Well whoever it was who said this, you’re an arrogant sod. Voters are not yours to ‘instruct.’ You don’t own anyone’s vote, they lend it to you if they feel you’ve done a good job or will do a good job and it’s because you haven’t that people won’t vote for you. Yes, I admit I’m not particularly keen to see Ed Miliband in Downing Street next year, but I don’t much fancy another five years of Cameron either. But whoever wins, wins. That, my dear conceited friends, like it or not, is called democracy.

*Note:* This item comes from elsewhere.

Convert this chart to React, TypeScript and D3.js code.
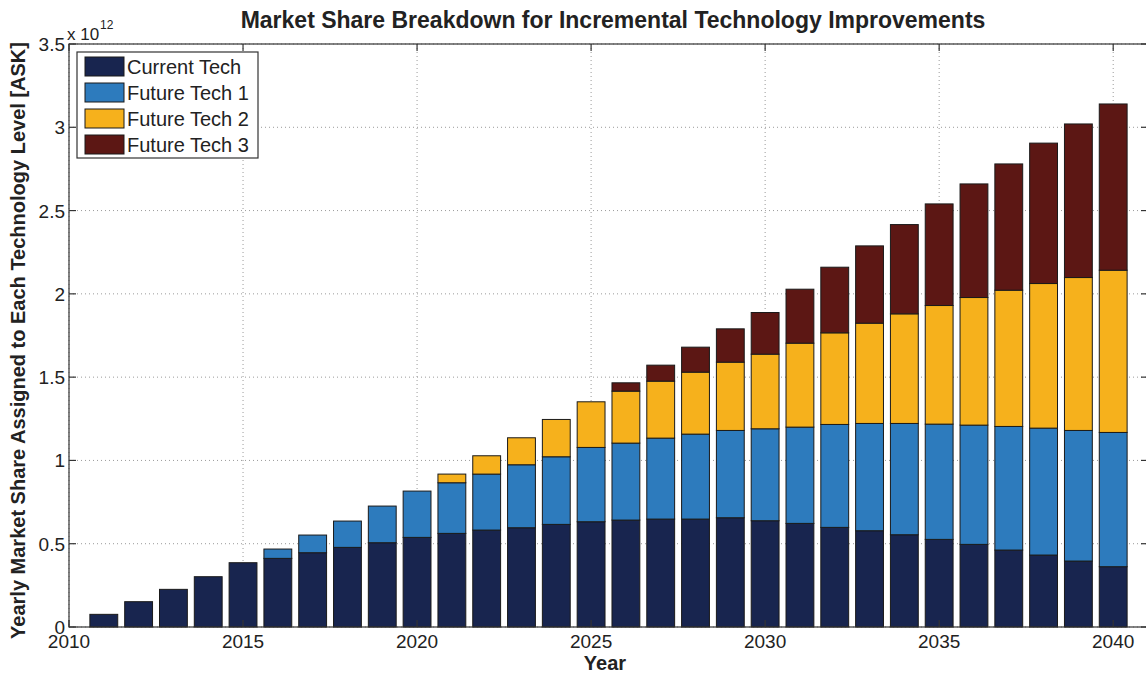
import React from "react";
import * as d3 from "d3";

const years: number[] = d3.range(2011, 2041);
const currentTech: number[] = [
  0.076, 0.152, 0.226, 0.302, 0.386, 0.412, 0.446, 0.478, 0.506, 0.538,
  0.562, 0.582, 0.596, 0.616, 0.632, 0.642, 0.648, 0.648, 0.656, 0.638,
  0.622, 0.598, 0.578, 0.554, 0.526, 0.496, 0.462, 0.432, 0.396, 0.362,
];
const futureTech1: number[] = [
  0, 0, 0, 0, 0, 0.056, 0.106, 0.158, 0.22, 0.278,
  0.304, 0.336, 0.378, 0.406, 0.446, 0.462, 0.486, 0.51, 0.524, 0.552,
  0.578, 0.618, 0.644, 0.668, 0.692, 0.716, 0.742, 0.762, 0.784, 0.806,
];
const futureTech2: number[] = [
  0, 0, 0, 0, 0, 0, 0, 0, 0, 0,
  0.052, 0.11, 0.162, 0.224, 0.274, 0.312, 0.342, 0.372, 0.41, 0.448,
  0.504, 0.55, 0.602, 0.658, 0.712, 0.766, 0.818, 0.868, 0.918, 0.974,
];
const futureTech3: number[] = [
  0, 0, 0, 0, 0, 0, 0, 0, 0, 0,
  0, 0, 0, 0, 0, 0.05, 0.096, 0.15, 0.2, 0.25,
  0.324, 0.394, 0.464, 0.536, 0.61, 0.682, 0.758, 0.843, 0.922, 0.998,
];
const seriesNames: string[] = ["Current Tech", "Future Tech 1", "Future Tech 2", "Future Tech 3"];
const seriesColors: string[] = ["#18254f", "#2d7bbd", "#f6b11c", "#5c1714"];
const xTicks: number[] = [2010, 2015, 2020, 2025, 2030, 2035, 2040];
const yTicks: number[] = [0, 0.5, 1, 1.5, 2, 2.5, 3, 3.5];

const W = 1146;
const H = 675;
const L = 69, R = 1148, T = 44, B = 627;
const FONT = "'Liberation Sans', Arial, Helvetica, sans-serif";

export default function App() {
  const x = d3.scaleLinear().domain([2010, 2041]).range([L, R]);
  const y = d3.scaleLinear().domain([0, 3.5]).range([B, T]);
  const bw = 0.8 * (x(1) - x(0));
  const series = [currentTech, futureTech1, futureTech2, futureTech3];
  const table = years.map((yr, i) => {
    const row: any = { year: yr };
    seriesNames.forEach((n, k) => (row[n] = series[k][i]));
    return row;
  });
  const stacked = d3.stack().keys(seriesNames)(table);
  const fmtY = (v: number) => (v === 0 ? "0" : String(v));
  const tickLen = 7;

  return (
    <div style={{ position: "fixed", left: 0, top: 0 }}>
      <svg width={W} height={H} style={{ display: "block", background: "#fff" }}>
        {/* grid */}
        <g stroke="#9a9a9a" strokeWidth={1} strokeDasharray="1,3">
          {xTicks.map((t) => (
            <line key={"gx" + t} x1={x(t)} x2={x(t)} y1={T} y2={B} />
          ))}
          {yTicks.map((t) => (
            <line key={"gy" + t} x1={L} x2={R} y1={y(t)} y2={y(t)} />
          ))}
        </g>
        {/* bars */}
        {stacked.map((s, k) => (
          <g key={s.key} fill={seriesColors[k]} stroke="#1a1a1a" strokeWidth={1}>
            {s.map((d: any, i: number) =>
              d[1] - d[0] > 0 ? (
                <rect
                  key={i}
                  x={x(years[i]) - bw / 2}
                  y={y(d[1])}
                  width={bw}
                  height={y(d[0]) - y(d[1])}
                />
              ) : null
            )}
          </g>
        ))}
        {/* frame */}
        <rect x={L} y={T} width={R - L} height={B - T} fill="none" stroke="#333" strokeWidth={1.2} />
        {/* ticks */}
        <g stroke="#333" strokeWidth={1.2}>
          {xTicks.map((t) => (
            <g key={"tx" + t}>
              <line x1={x(t)} x2={x(t)} y1={B} y2={B - tickLen} />
              <line x1={x(t)} x2={x(t)} y1={T} y2={T + tickLen} />
            </g>
          ))}
          {yTicks.map((t) => (
            <g key={"ty" + t}>
              <line x1={L} x2={L + tickLen} y1={y(t)} y2={y(t)} />
              <line x1={R} x2={R - tickLen} y1={y(t)} y2={y(t)} />
            </g>
          ))}
        </g>
        {/* tick labels */}
        <g fontFamily={FONT} fontSize={19} fill="#222">
          {xTicks.map((t) => (
            <text key={"lx" + t} x={x(t)} y={B + 21} textAnchor="middle">
              {t}
            </text>
          ))}
          {yTicks.map((t) => (
            <text key={"ly" + t} x={L - 4} y={y(t) + 7} textAnchor="end">
              {fmtY(t)}
            </text>
          ))}
          <text x={67} y={40} fontSize={17}>
            x 10
          </text>
          <text x={100} y={29} fontSize={12}>
            12
          </text>
        </g>
        {/* title & axis labels */}
        <text
          x={613}
          y={28}
          textAnchor="middle"
          fontFamily={FONT}
          fontWeight="bold"
          fontSize={23}
          fill="#222"
        >
          Market Share Breakdown for Incremental Technology Improvements
        </text>
        <text
          x={605}
          y={670}
          textAnchor="middle"
          fontFamily={FONT}
          fontWeight="bold"
          fontSize={20}
          fill="#222"
        >
          Year
        </text>
        <text
          transform={`translate(25, ${(T + B) / 2 + 5}) rotate(-90)`}
          textAnchor="middle"
          fontFamily={FONT}
          fontWeight="bold"
          fontSize={20}
          fill="#222"
        >
          Yearly Market Share Assigned to Each Technology Level [ASK]
        </text>
        {/* legend */}
        <g>
          <rect x={77} y={52} width={181} height={106} fill="#fff" stroke="#333" strokeWidth={1.2} />
          {seriesNames.map((n, k) => (
            <g key={"lg" + n}>
              <rect
                x={85}
                y={57 + k * 26}
                width={39}
                height={19}
                fill={seriesColors[k]}
                stroke="#1a1a1a"
                strokeWidth={1}
              />
              <text x={127} y={74 + k * 26} fontFamily={FONT} fontSize={20} fill="#222">
                {n}
              </text>
            </g>
          ))}
        </g>
      </svg>
    </div>
  );
}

UKIP is standing on a platform of bringing democracy back to the people, not usurping it or cooking election results with stitch-ups and backroom deals. Our aim is to show how both parties are failing and – whether we’ve been Tory or Labour voters in the past, or neither – this is what we all sincerely believe. For us, it’s a Hobson’s choice between Miliband and Cameron and we won’t back either.

I certainly don’t want to join an unholy alliance with Tory politicians who would fall over themselves to shamelessly adopt UKIP policies on immigration, stopping benefits for EU nationals and stripping Jihadis of their passports, and then turn around and call me ‘racist,’ as Brooks Newmark MP more or less did when I appeared with him on Iain Dale’s Westminster Hour on LBC three weeks ago.

And as for talk about ‘Uniting the Right,’ well the Tories have completely misjudged UKIP if they think the party is ‘right wing,’ whatever that really means. We now very much occupy the common sense centre ground. Ending the bedroom tax; taking everyone on minimum wage out of tax altogether; cutting fuel bills; keeping the NHS free; restoring free eye and dental checks; regulating zero hours contracts; scrapping road tolls; taking our fair share of refugees; abolishing tuition fees for poorer families on approved courses: arguably, these are all ‘left-wing’ policies UKIP is committed to and which will take centre stage in our 2015 Manifesto.

Former Labour voters are flocking to UKIP, even those from renowned Labour families. Just this week it’s been announced that Blair Smillie, the great grandson of Labour party co-founder Robert Smillie, will stand for Parliament in next year’s General Election as UKIP’s candidate for Alyn and Deeside

One final message to Cameron and colleagues: we know your EU Referendum promise is worthless, so it’s no good blackmailing us with that. How do we know? Two words: Lisbon Treaty. We’ve heard it all before and we don’t believe you. Even if you do maintain your role as PM after the election – which the polls suggest you won’t and wouldn’t even if UKIP ceased to exist tomorrow – we know it either won’t happen, or if by some miracle it does, it will be a complete fudge.

All talk of a pact really tells us is that the Tories are terrified. It’s a desperate plea for help from a party in crisis, but UKIP will not help. Those of us who used to be Conservative left for very good reasons. You fooled us once before. We’re not making the same mistake again.